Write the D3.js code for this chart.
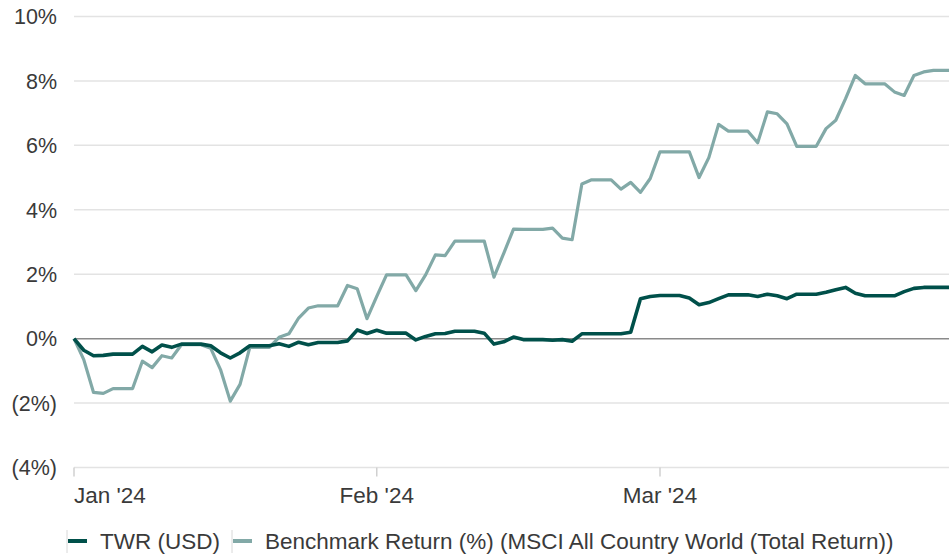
<!DOCTYPE html>
<html>
<head>
<meta charset="utf-8">
<script src="https://cdn.jsdelivr.net/npm/d3@7"></script>
<style>
  html, body { margin: 0; padding: 0; background: #fff; }
  svg { display: block; font-family: "Liberation Sans", Arial, sans-serif; }
</style>
</head>
<body>
<div id="chart"></div>
<script>
// Daily cumulative returns (%), weekends carry the last value
const twrJan = [0, -0.36, -0.53, -0.52, -0.48, -0.48, -0.48, -0.24, -0.41, -0.20, -0.27, -0.17, -0.17, -0.17, -0.22, -0.44,
  -0.60, -0.44, -0.22, -0.22, -0.22, -0.16, -0.24, -0.11, -0.19, -0.12, -0.12, -0.12, -0.07, 0.27, 0.16];
const twrFeb = [0.26, 0.17, 0.17, 0.17, -0.04, 0.07, 0.15, 0.16, 0.23, 0.23, 0.23, 0.17, -0.17, -0.10, 0.05, -0.03,
  -0.03, -0.03, -0.05, -0.03, -0.08, 0.15, 0.15, 0.15, 0.15, 0.15, 0.20, 1.24, 1.31];
const twrMar = [1.34, 1.34, 1.34, 1.26, 1.05, 1.12, 1.24, 1.36, 1.36, 1.36, 1.31, 1.38, 1.33, 1.24, 1.38, 1.38,
  1.38, 1.44, 1.52, 1.59, 1.41, 1.33, 1.33, 1.33, 1.33, 1.46, 1.56, 1.59, 1.59, 1.59, 1.59];

const benchJan = [0, -0.65, -1.67, -1.70, -1.55, -1.55, -1.55, -0.70, -0.90, -0.53, -0.60, -0.19, -0.19, -0.19, -0.30, -0.96,
  -1.94, -1.42, -0.27, -0.27, -0.27, 0.04, 0.15, 0.64, 0.95, 1.02, 1.02, 1.02, 1.65, 1.55, 0.62];
const benchFeb = [1.31, 1.98, 1.98, 1.98, 1.49, 1.98, 2.60, 2.58, 3.03, 3.03, 3.03, 3.03, 1.91, 2.65, 3.40, 3.39,
  3.39, 3.39, 3.43, 3.12, 3.07, 4.80, 4.93, 4.93, 4.93, 4.64, 4.85, 4.54, 4.97];
const benchMar = [5.80, 5.80, 5.80, 5.80, 5.00, 5.62, 6.65, 6.44, 6.44, 6.44, 6.08, 7.04, 6.98, 6.67, 5.97, 5.97,
  5.97, 6.52, 6.78, 7.45, 8.17, 7.91, 7.91, 7.91, 7.66, 7.55, 8.17, 8.28, 8.33, 8.33, 8.33];

const yTicks = [-4, -2, 0, 2, 4, 6, 8, 10];
const xTickDates = [new Date(2024, 0, 1), new Date(2024, 1, 1), new Date(2024, 2, 1)];
const seriesNames = ['TWR (USD)', 'Benchmark Return (%) (MSCI All Country World (Total Return))'];
const seriesColors = ['#00504a', '#82a9a7'];

const width = 949;
const height = 555;

const dates = d3.timeDay.range(new Date(2024, 0, 1), new Date(2024, 3, 1));
const twr = twrJan.concat(twrFeb, twrMar);
const bench = benchJan.concat(benchFeb, benchMar);

const svg = d3.select('#chart')
    .append('svg')
    .attr('width', width)
    .attr('height', height);

const x = d3.scaleTime()
    .domain([new Date(2024, 0, 1), new Date(2024, 2, 31)])
    .range([74, 953]);

const y = d3.scaleLinear()
    .domain([-4, 10])
    .range([467.5, 16.5]);

// Gridlines
svg.append('g')
    .selectAll('line')
    .data(yTicks.filter(d => d !== 0))
    .enter().append('line')
    .attr('x1', x.range()[0])
    .attr('x2', x.range()[1])
    .attr('y1', d => y(d))
    .attr('y2', d => y(d))
    .attr('stroke', '#e3e3e3')
    .attr('stroke-width', 1.5);

// Y labels
svg.append('g')
    .selectAll('text')
    .data(yTicks)
    .enter().append('text')
    .attr('x', 57)
    .attr('y', d => y(d))
    .attr('dy', '0.36em')
    .attr('text-anchor', 'end')
    .attr('fill', '#3a3a3a')
    .style('font-size', '21.5px')
    .text(d => d < 0 ? `(${-d}%)` : `${d}%`);

// X ticks
const xAxis = svg.append('g');
xAxis.selectAll('line')
    .data(xTickDates)
    .enter().append('line')
    .attr('x1', d => x(d))
    .attr('x2', d => x(d))
    .attr('y1', y(-4))
    .attr('y2', y(-4) + 9)
    .attr('stroke', '#d0d0d0')
    .attr('stroke-width', 1.5);

xAxis.selectAll('text')
    .data(xTickDates)
    .enter().append('text')
    .attr('x', d => x(d))
    .attr('y', 503)
    .attr('text-anchor', (d, i) => i === 0 ? 'start' : 'middle')
    .attr('fill', '#3a3a3a')
    .style('font-size', '22.5px')
    .text(d => d3.timeFormat("%b '%y")(d));

// Zero line
svg.append('line')
    .attr('x1', x.range()[0])
    .attr('x2', x.range()[1])
    .attr('y1', y(0))
    .attr('y2', y(0))
    .attr('stroke', '#8a8a8a')
    .attr('stroke-width', 1.5);

// Lines
const line = d3.line()
    .x(d => x(d[0]))
    .y(d => y(d[1]));

svg.append('path')
    .datum(d3.zip(dates, bench))
    .attr('fill', 'none')
    .attr('stroke', seriesColors[1])
    .attr('stroke-width', 3.2)
    .attr('stroke-linejoin', 'round')
    .attr('d', line);

svg.append('path')
    .datum(d3.zip(dates, twr))
    .attr('fill', 'none')
    .attr('stroke', seriesColors[0])
    .attr('stroke-width', 3.6)
    .attr('stroke-linejoin', 'round')
    .attr('d', line);

// Legend
const legendX = [67, 232];
const legend = svg.append('g')
    .selectAll('g')
    .data(seriesNames)
    .enter().append('g')
    .attr('transform', (d, i) => `translate(${legendX[i]},541)`);

legend.append('line')
    .attr('x1', 0).attr('x2', 0)
    .attr('y1', -11).attr('y2', 12)
    .attr('stroke', '#d8d8d8')
    .attr('stroke-width', 1);

legend.append('line')
    .attr('x1', 1).attr('x2', 20)
    .attr('y1', 0).attr('y2', 0)
    .attr('stroke', (d, i) => seriesColors[i])
    .attr('stroke-width', 4);

legend.append('text')
    .attr('x', 33)
    .attr('dy', '0.36em')
    .attr('fill', '#3a3a3a')
    .style('font-size', '22.5px')
    .text(d => d);
</script>
</body>
</html>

__Exercise prompt__:
Work through the listing above and report how many lines include the string "chart", with no other text.

__Task answer__:
3